Reduced Flow Temperatures
The West Whitlawburn district heating system current operates at a supply temperature of 85°C and supplies space heating and hot water to its users. Improved system efficiency can be achieved, however, through the reduction of the supply temperature resulting in lower heat losses. The potential impact of the reduced flow temperatures in terms of heat losses can be explored utilizing the newly developed West Whitlawburn district heating model. To do so simulations were run over the course of three weather diverse months. First with a reduction in supply temperature to the absolute practical minimum the installed system can operate at, and secondly to explore the impact of the growing district heating topic of 4th generation temperatures.
It was found from the data gathered during the site visits, that the minimum practical operating supply temperature, due to the size of the installed radiators and heat interface units, at WWHC is 70°C. Simulations at this supply temperature were conducted over the months of July, October and December and the results are presented in Figure 1. Analysis of the results revealed that the potential for a 21% reduction in heat losses could on average be achieved by operating at a supply temperature of 70°C. From the validation section it was highlighted that the heat losses are independent of the return temperature and flow rate, bringing confidence with these results as the supply temperatures were the only controlled parameter.
Figure 1: Reduction in Losses with Reduced Temperatures
A growing topic in sustainable district heating system is in fourth generation district heating. Fourth generation district heating systems operate a reduced flow temperature of 50°C, and new research has shown substantial heat loss savings as a result of improved efficiency. In doing so simulations were ran over the equivalent three months and results suggest that losses could be lowered by up to 52% for the month of October with an average reduction of 47%. Not only does this correspond to lower operational costs, calculations estimate that annually this could reduce CO2 emissions by 7.5%, or 2.3 tons of carbon dioxide being eliminated for the production of the heat.
This was calculated by viewing July, October and December as representative of all summer, autumn/spring and winter months respectively, as shown in the equation below.

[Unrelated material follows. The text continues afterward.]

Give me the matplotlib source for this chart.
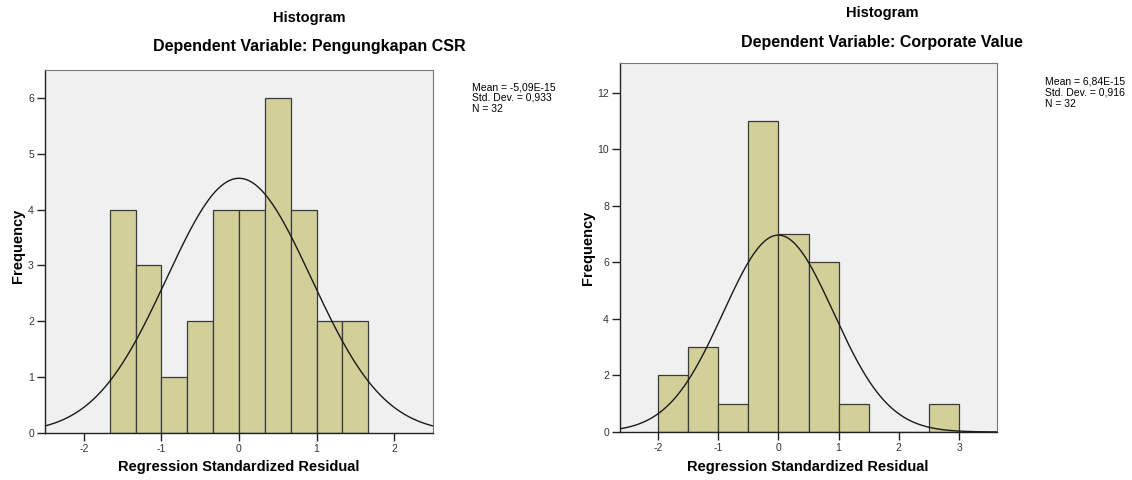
import numpy as np
import matplotlib as mpl
mpl.use('Agg')
import matplotlib.pyplot as plt

mpl.rcParams['font.family'] = ['Liberation Sans', 'DejaVu Sans']

# left panel: Pengungkapan CSR
csr_edges = [-5/3, -4/3, -1, -2/3, -1/3, 0, 1/3, 2/3, 1, 4/3, 5/3]
csr_counts = [4, 3, 1, 2, 4, 4, 6, 4, 2, 2]
csr_mean, csr_sd, csr_n = -5.09e-15, 0.933, 32
csr_stats = 'Mean = -5,09E-15\nStd. Dev. = 0,933\nN = 32'

# right panel: Corporate Value
cv_edges = [-2, -1.5, -1, -0.5, 0, 0.5, 1, 1.5, 2, 2.5, 3]
cv_counts = [2, 3, 1, 11, 7, 6, 1, 0, 0, 1]
cv_mean, cv_sd, cv_n = 6.84e-15, 0.916, 32
cv_stats = 'Mean = 6,84E-15\nStd. Dev. = 0,916\nN = 32'

BAR = '#d3cf99'
BG = '#f0f0f0'
W, H = 1132, 480

def px_axes(fig, x0, y0, x1, y1):
    # pixel box (top-left origin) -> figure fraction
    return fig.add_axes([x0/W, 1 - y1/H, (x1-x0)/W, (y1-y0)/H])

def ftext(x, y, s, **kw):
    return fig.text(x/W, 1 - y/H, s, **kw)

def spss_hist(ax, edges, counts, mu, sd, n, xlim, ylim, yticks, xticks):
    edges = np.array(edges)
    widths = np.diff(edges)
    ax.set_facecolor(BG)
    ax.bar(edges[:-1], counts, width=widths, align='edge', color=BAR,
           edgecolor='#3a3a3a', linewidth=0.9, zorder=2)
    bw = widths[0]
    xs = np.linspace(xlim[0], xlim[1], 400)
    ys = n * bw * np.exp(-0.5*((xs-mu)/sd)**2) / (sd*np.sqrt(2*np.pi))
    ax.plot(xs, ys, color='#1a1a1a', lw=1.0, zorder=3)
    ax.set_xlim(*xlim)
    ax.set_ylim(*ylim)
    ax.set_xticks(xticks)
    ax.set_xticklabels([str(t) for t in xticks])
    ax.set_yticks(yticks)
    for s in ['top', 'right']:
        ax.spines[s].set_color('#777777')
        ax.spines[s].set_linewidth(0.8)
    for s in ['left', 'bottom']:
        ax.spines[s].set_color('#222222')
        ax.spines[s].set_linewidth(1.0)
    ax.tick_params(direction='out', length=6, width=1, labelsize=7.5,
                   colors='#222222', labelcolor='#333333')
    ax.tick_params(axis='x', pad=2)
    ax.tick_params(axis='y', pad=2)

fig = plt.figure(figsize=(W/100, H/100), dpi=100)
fig.patch.set_facecolor('white')

bold = dict(fontsize=10.5, fontweight='bold', ha='center', va='center')
sub = dict(fontsize=11.5, fontweight='bold', ha='center', va='center')
stat = dict(fontsize=7.5, ha='left', va='top', linespacing=1.1)

ax1 = px_axes(fig, 45, 70, 433, 433)
spss_hist(ax1, csr_edges, csr_counts, csr_mean, csr_sd, csr_n,
          (-2.5, 2.5), (0, 6.5), range(0, 7), [-2, -1, 0, 1, 2])
ftext(309, 18, 'Histogram', **bold)
ftext(309, 47, 'Dependent Variable: Pengungkapan CSR', **sub)
ftext(472, 82, csr_stats, **stat)
ftext(239, 467, 'Regression Standardized Residual', **bold)
ftext(18, 246, 'Frequency', rotation=90, **bold)

ax2 = px_axes(fig, 620, 63, 997, 432)
spss_hist(ax2, cv_edges, cv_counts, cv_mean, cv_sd, cv_n,
          (-2.63, 3.63), (0, 13.06), range(0, 13, 2), [-2, -1, 0, 1, 2, 3])
ftext(882, 13, 'Histogram', **bold)
ftext(882, 42, 'Dependent Variable: Corporate Value', **sub)
ftext(1045, 77, cv_stats, **stat)
ftext(808, 467, 'Regression Standardized Residual', **bold)
ftext(588, 248, 'Frequency', rotation=90, **bold)

plt.savefig('out.png', dpi=100)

The potential reduction in energy losses was calculated and this was transformed into a percentage reduction in the required heat input to the system annually.
- Annual Saving = 3*Jul_Saving + 6*Oct_Saving + 3*Dec Saving
- %_reduction = Annual Saving/Annual Energy Input
Further to this investigation a study was conducted to explore the breakdown of the heat losses, in terms of the areas of the network. Results from the study are highlighted in Figure 2, where it is revealed that the majority of the heat losses in the model occur in the branches to the towers. These have significantly larger demands than the terraces and are relatively long sections of pipework as shown in the pipe distribution layout schematic previously. Interestingly the lowest heat loss in the system come from the main distribution line however this is likely due to its short length.

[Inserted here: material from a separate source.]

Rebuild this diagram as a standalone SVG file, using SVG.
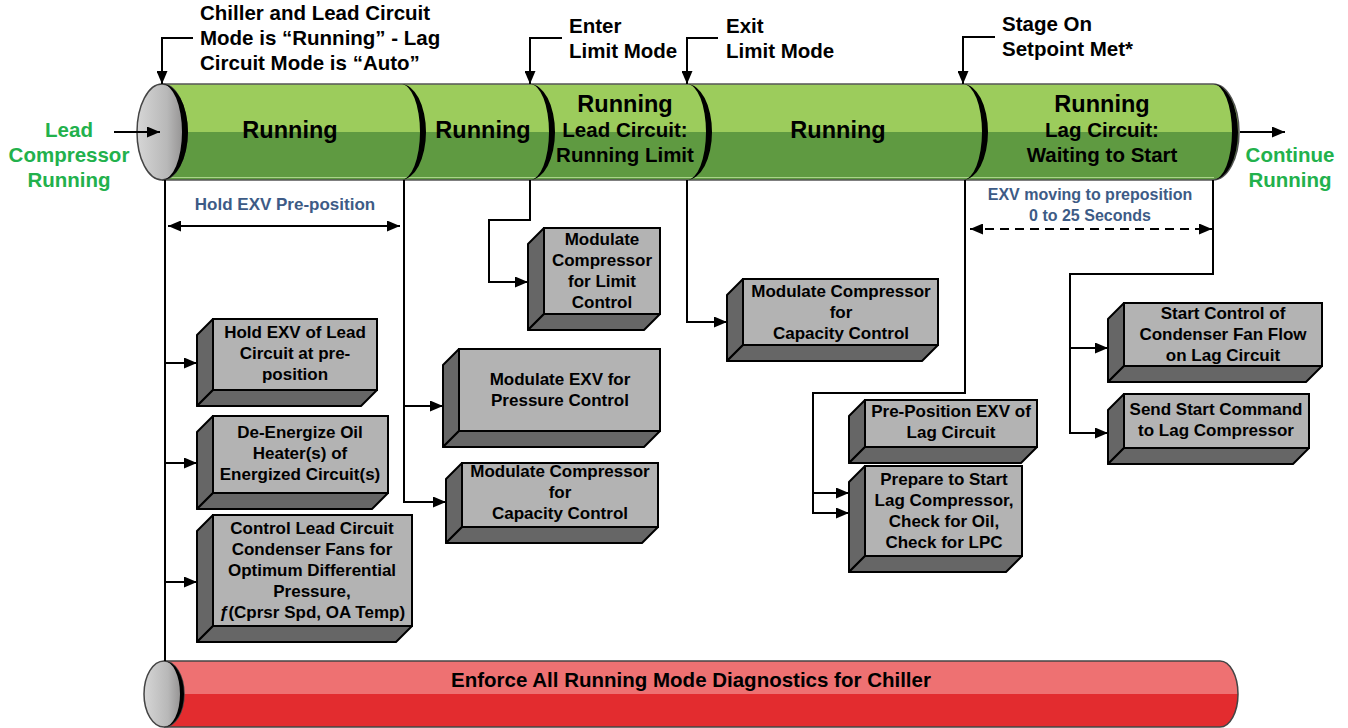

Results realised in this study are true for each of the reduced flow temperatures whereby the percentage contribution of each area of pipework to the overall losses were the same. A further study may use the model developed to investigate whether the pipe sizing is correct and whether the Energy Centre is optimally located in the network.
Figure 2: Breakdown of Losses
Thermal Store Size
During the data gathering and analysis phase of the project, it was found that during long periods in summer the thermal store was being under-utilized and appears to be oversized. In order to investigate this issue further, the new district heating model was utilized and simulations using four reduced thermal store sizes across a two-day period during a summer month were run. As the modules used in the software, especially the thermal store module, are still under development, this investigation allowed the possibility to test the modules and explore the extent of any limitations.
Figure 3: Impact of Store Size
As shown in Figure 3, all thermal store sizes follow the same trend, highlighting that the size has minimal impact on the overall store operation. Level sections of the plot are periods when the store is fully charged, highlighting that the model thermal store, as with the actual system, is being underutilized. What is evident from the undertaking of this investigation and the results is that ESP-r is capable of conducting these investigations. However improvements in the thermal store module are required in order for future investigations to be accurate and reliable. Further development of the thermal store must include active control in order for future detailed studies into the optimal thermal store size and operation to be conducted.